Like most of my prints, the idea for Visions and Revisions started with a photograph, which , with a great deal of improvisation, I then recreated as a drawing. In this case, the photograph was of John Singer Sargent in 1903, working on the motherand- daughter portrait of Gretchen and Rachel Fiske Warren, which he painted in the Gothic Room of the Isabella Stewart Gardner Mansion in Boston. Elaborating on the scene, I expanded the space and added figures from The Daughters of Edward Darley Boit, which Sargent painted in 1884.

But I had trouble finding a solid center with the Sargent Material: and then, quite unexpectedly, Marcel Proust came into it. He came by way of a show of Proustiana, to which I was invited, at the National Theater in London. What Proust brought with him was a sudden focus and seriousness and the themes of memory and time. Past, present, and future started bouncing around: the past which Proust was reinventing in Visions and Revisions Remembrance of Things Past was in large part the present of Sargent; the present of Proust, in which he was actually writing, moved into the time of Art Deco and the Jazz Age.

That allowed me to expand the temporal scale of the print, and to include the much freer, quite contemporary, slap-dash of the twenties, and it brought welcome and necessary relief to the formality of Sargent’s belle epoque.
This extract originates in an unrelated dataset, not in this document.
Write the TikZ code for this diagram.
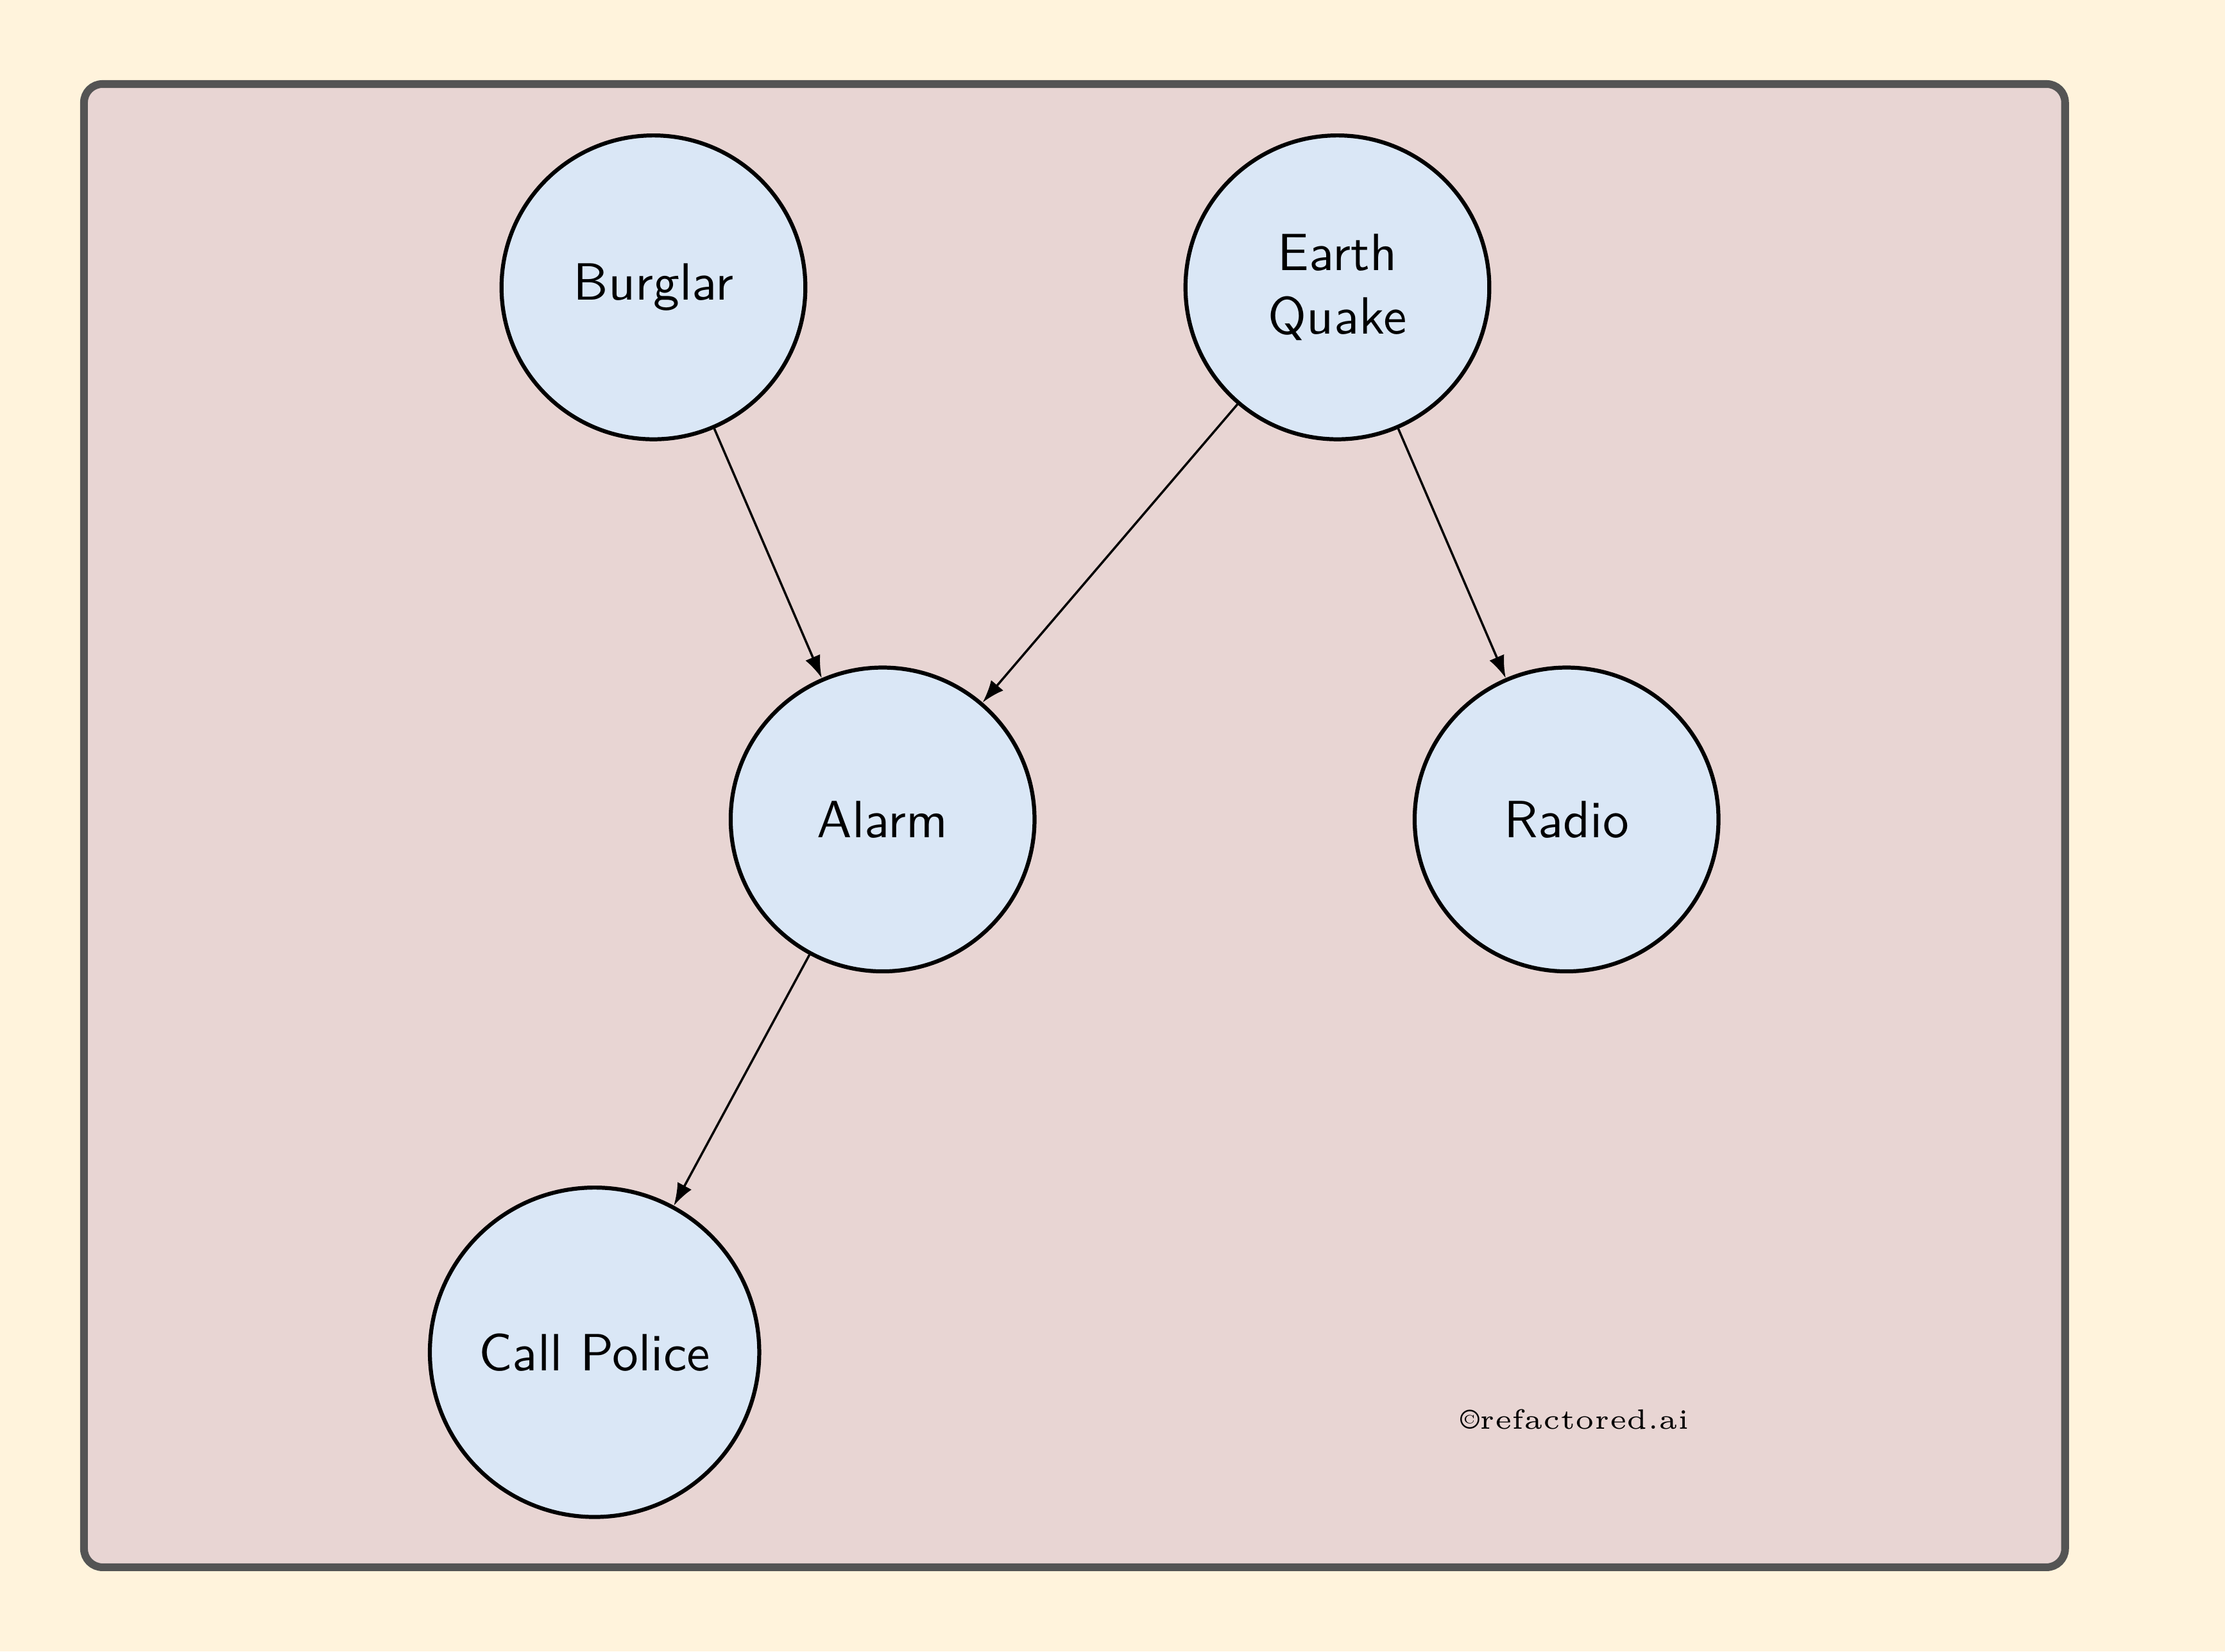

Better still, Proust’s deep interest in the nature of observation pointed out why I had been so attracted in the first place to that image of Sargent in the process of painting the Fiske Warrens.
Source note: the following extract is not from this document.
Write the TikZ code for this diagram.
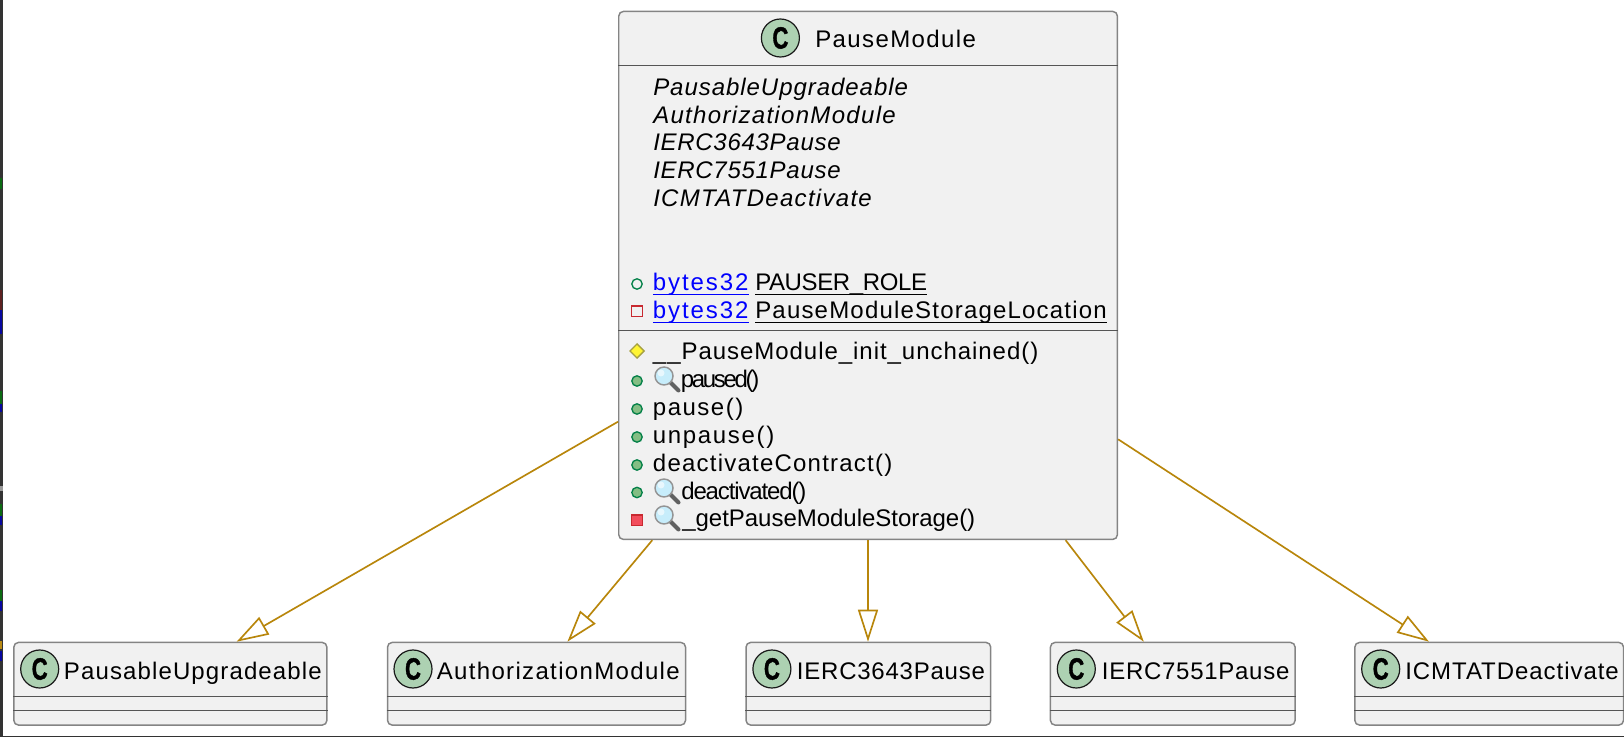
\documentclass[tikz,border=0pt]{standalone}
\usepackage{fontspec}
\setmainfont{Liberation Sans}
\usetikzlibrary{arrows.meta,calc,shapes.geometric}
\definecolor{boxfill}{HTML}{F1F1F1}
\definecolor{boxline}{HTML}{848484}
\definecolor{sepline}{HTML}{555555}
\definecolor{inhcol}{HTML}{B8860B}
\definecolor{cfill}{HTML}{ADD1B2}
\definecolor{pubc}{HTML}{038048}
\definecolor{pubf}{HTML}{84BE84}
\definecolor{privc}{HTML}{C82930}
\definecolor{privf}{HTML}{F24D5C}
\definecolor{stripg}{HTML}{0B6B12}
\definecolor{stripr}{HTML}{5E2222}
\definecolor{stripb}{HTML}{0808A0}
\definecolor{stripo}{HTML}{B98A14}
\newcommand\ls[1]{\addfontfeature{LetterSpace=#1}}
\newcommand\ulnd[2][black]{\setbox0=\hbox{#2}\rlap{\textcolor{#1}{\rule[-3.2pt]{\wd0}{1.1pt}}}\box0}
\tikzset{
  x=0.75pt,y=-0.75pt,
  classbox/.style={draw=boxline,fill=boxfill,line width=1.1pt,rounded corners=3.5pt,inner sep=0pt,anchor=north west},
  sepl/.style={draw=sepline,line width=0.75pt},
  txt/.style={anchor=base west,inner sep=0pt,yshift=-0.75pt,font=\fontsize{18pt}{20pt}\selectfont},
  ctag/.style={circle,draw=black!90,fill=cfill,line width=0.9pt,minimum size=28.5pt,inner sep=0pt,
     font=\fontsize{23pt}{24pt}\selectfont\bfseries\addfontfeature{FakeBold=1.5}},
  inh/.style={draw=inhcol,line width=1.25pt,-{Triangle[open,length=24pt,width=15pt,fill=white]}},
  pubopen/.style={circle,draw=pubc,line width=1pt,minimum size=7.8pt,inner sep=0pt},
  pubfill/.style={circle,draw=pubc,fill=pubf,line width=1pt,minimum size=7.8pt,inner sep=0pt},
  privopen/.style={rectangle,draw=privc,line width=1pt,minimum size=8pt,inner sep=0pt},
  privfill/.style={rectangle,draw=privc,fill=privf,line width=1pt,minimum size=8pt,inner sep=0pt},
  lens/.pic={
    \draw[line width=3pt,draw=black!62,line cap=round] (6,6) -- (14.5,14.5);
    \fill[fill=cyan!22!white,draw=black!42,line width=1.1pt] (0,0) circle (9);
    \fill[white,opacity=.6] (-3,-3) circle (3.5);
  }
}
\begin{document}
\begin{tikzpicture}
\useasboundingbox (0,0) rectangle (1624,737);
% window edge
\fill[black!80] (0,0) rectangle (3,737);
\fill[black!80] (3,735.7) rectangle (1624,737);
\fill[stripg] (0,177.6) rectangle (2,189);
\fill[stripr] (0,290) rectangle (2,310);
\fill[stripb] (0,310) rectangle (2,334);
\fill[stripg] (0,391) rectangle (2,404);
\fill[stripb] (0,404) rectangle (2,412);
\fill[black!40] (0,486) rectangle (3,491);
\fill[stripg] (0,504) rectangle (2,516);
\fill[stripb] (0,516) rectangle (2,525);
\fill[stripg] (0,590) rectangle (2,601);
\fill[stripb] (0,601) rectangle (2,611);
\fill[stripo] (0,641) rectangle (2,649);
\fill[stripb] (0,651) rectangle (2,661);

% main class
\node[classbox,minimum width=374pt,minimum height=396pt] (main) at (618,10.7) {};
\draw[sepl] (main.west |- 0,65.7) -- (main.east |- 0,65.7);
\draw[sepl] (main.west |- 0,330.3) -- (main.east |- 0,330.3);
\node[ctag] (mainc) at (780.4,38) {\scalebox{.72}[1]{C}};
\node[txt] (maint) at (815,46.7) {\ls{5.8}PauseModule};
\node[txt] (i1) at (653,95) {\itshape\ls{4}PausableUpgradeable};
\node[txt] (i2) at (653,122.7) {\itshape\ls{5.5}AuthorizationModule};
\node[txt] (i3) at (653,150) {\itshape\ls{3}IERC3643Pause};
\node[txt] (i4) at (653,177.7) {\itshape\ls{3}IERC7551Pause};
\node[txt] (i5) at (653,205.7) {\itshape\ls{5.4}ICMTATDeactivate};
\node[pubopen] (v1) at (637,284) {};
\node[txt] (f1a) at (652.7,290) {\ulnd[blue]{\color{blue}\ls{8}bytes32}};
\node[txt] (f1b) at (755,290) {\ulnd{\ls{-1.6}PAUSER\_ROLE}};
\node[privopen] (v2) at (637,311.5) {};
\node[txt] (f2a) at (652.7,318) {\ulnd[blue]{\color{blue}\ls{8}bytes32}};
\node[txt] (f2b) at (755,318) {\ulnd{\ls{5}PauseModuleStorageLocation}};
\node[diamond,aspect=1,draw=yellow!60!black,fill=yellow!80!white,line width=1pt,minimum size=11pt,inner sep=0pt] (v3) at (637,351) {};
\node[pubfill] (v4) at (637,381) {};
\node[pubfill] (v5) at (637,409) {};
\node[pubfill] (v6) at (637,437) {};
\node[pubfill] (v7) at (637,465) {};
\node[pubfill] (v8) at (637,492.5) {};
\node[privfill] (v9) at (637,520.5) {};
\node[txt] (m1) at (652.7,359) {\ls{4}\_\_PauseModule\_init\_unchained()};
\pic at (664,376) {lens};
\node[txt] (m2) at (680.5,387) {\ls{-9.6}paused()};
\node[txt] (m3) at (652.7,415) {\ls{6.2}pause()};
\node[txt] (m4) at (652.7,442.7) {\ls{6.9}unpause()};
\node[txt] (m5) at (652.7,470.7) {\ls{5.1}deactivateContract()};
\pic at (664,488) {lens};
\node[txt] (m6) at (681,499) {\ls{-4.7}deactivated()};
\pic at (664,515) {lens};
\node[txt] (m7) at (682,526) {\ls{-0.1}\_getPauseModuleStorage()};

% parents
\newcommand\parentbox[7]{%
  \node[classbox,minimum width=#3,minimum height=62pt] (#1) at (#2,641.7) {};
  \draw[sepl] (#1.west |- 0,696.7) -- (#1.east |- 0,696.7);
  \draw[sepl] (#1.west |- 0,710.3) -- (#1.east |- 0,710.3);
  \node[ctag] (#1c) at (#4,669) {\scalebox{.72}[1]{C}};
  \node[txt] (#1t) at (#5,678) {\ls{#7}#6};
}
\parentbox{pu}{13.1}{234.8pt}{39.7}{63.7}{PausableUpgradeable}{4.7}
\parentbox{au}{386.8}{223.5pt}{413}{436.5}{AuthorizationModule}{5.6}
\parentbox{ia}{745.3}{183.5pt}{771.9}{796.7}{IERC3643Pause}{3.2}
\parentbox{ib}{1049.7}{183.5pt}{1076.3}{1101.7}{IERC7551Pause}{3}
\parentbox{ic}{1354.1}{201.5pt}{1380.7}{1405}{ICMTATDeactivate}{4}

% connectors
\draw[inh] (main.west |- 0,421.7) -- (236.6,0 |- pu.north);
\draw[inh] (652.3,0 |- main.south) -- (567.4,0 |- au.north);
\draw[inh] (868,0 |- main.south) -- (868,0 |- ia.north);
\draw[inh] (1065.6,0 |- main.south) -- (1143.8,0 |- ib.north);
\draw[inh] (main.east |- 0,439.3) -- (1429,0 |- ic.north);
\end{tikzpicture}
\end{document}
The idea of one artist depicting another artist depicting a pair of sitters, was too good to pass up. And it led to the tantalizing concept of there being an observer – you – observing an artist – me – observing another artist observing his sitters and the painting for which they are sitting and which they will soon be observing for themselves.

To emphasize this theme of observation, a large face peers in from the back of the image. As we look in, the face looks back. My original thought when I added an image on such a dominating and surreal scale was that it would be the icon for the monumentality of Proust’s childhood memories. But, in the course of the two years I worked on the print, the face became my nemesis – and I, its. It was out, it was in, it was out.

A truce was finally effected by way of veils, lights and a diminutive Proust, who both gave the face its mnemonic rationale and emphasized a suggestion that the image was kind of artist’s doll’s house. But I hope that the face now gives an even stronger hint that the print is perhaps a mirror. That possibility is further suggested by the transparent figure of Proust in front at the bottom looking back out. He carries a hat and cane, which I took from a late photograph of his visit to an exhibition of Vermeer, who was his favorite artist – and one of Sargent’s and of mine.